Whew! Poetry workshop with Vievee is OVER!  The whole experience was amazing, transformative,  surreal — as in . . . it’s like your sitting in your body without sitting in your body –

meanwhile cortisol pumps through your veins reminding you that yes, you are in your body and your body needs a goddamn drink.

I have more to write about the experience of taking a serious workshop.  For now, I console myself by telling myself that yes, it will get easier and no, it never gets easy.

Here are some nuggets I saved from our last workshop. They are valuable from an editorial standpoint — simple craft things that can take a poem to the next level:

1. Addressing a 1-beat poem: Of course you can add lines, but often changing the line order is enough to add levels and confound expectations.

2. Keep the word “play” alive in your imagination: revision is play.

3. Where is the strongest line in the poem — you should be able to locate it.  Have it at the end or near the end.  It’s good to end with the power line.  If you can’t find it, there’s a problem right there.  Some poems have both first and last lines as power lines – this is good, too.

4. Reading contemporary poetry is the single most important thing you can do to improve your writing.  How can you enter a conversation that you are not conversant in?  Read as much or more than you write.

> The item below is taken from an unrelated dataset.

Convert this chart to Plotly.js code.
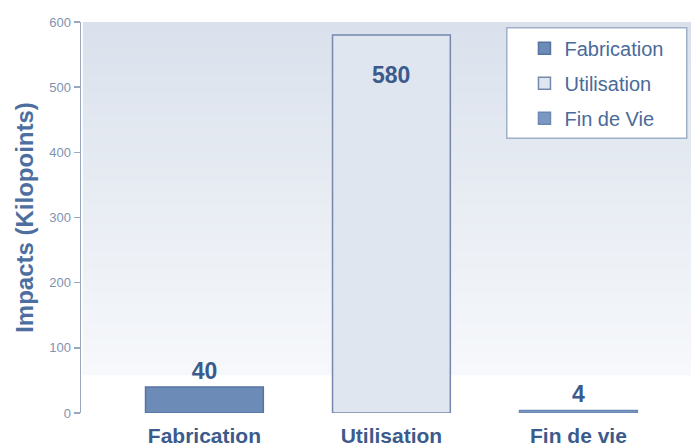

5.With each poem that you plan to take to the next level, write the following things down at the top or on another sheet of paper:  What tone do you intend?  What is this poem trying to say?  Often, the conversation in your head about the poem and what’s on the paper itself is where the poem actually is.  Fall into the gap.  To do that, be very aware of what your internal conversation is around it.  Also, write 3 adjectives that describe the voice of the poem.  Is it oracular?  Witty?  Ironic? How do these voices sit with you?

6. Don’t move from mythology to mythology without carefully guiding the reader.

7.It’s often better and more powerful to plainly state things.

8.Inspect the words that bear a lot of weight and layers.  Do you need to unpack it more so that the reader picks it up?  You can have codes but make sure they’re detectable.

9. What question does your poem pose?

10. How does the poem locate itself?  Does it locate itself enough?

11. If you write a lot of mystery and ambiguity, give your readers a way to find the answer.

12. (this is my personal favorite; context intentionally left out): If you write poetry, you risk the burning.

13.If you write a poem that is modeled on another poem, write “After Ode to a Grecian Urn” in Italics after your title.

14. Lots of beautiful language often diffuses resonance and power.  If you privilege resonance and power in your poems, use beautiful language carefully.

15. Know when to stop: interrogate all endings for that beat too far – end on a strong image but resist the romance of the image.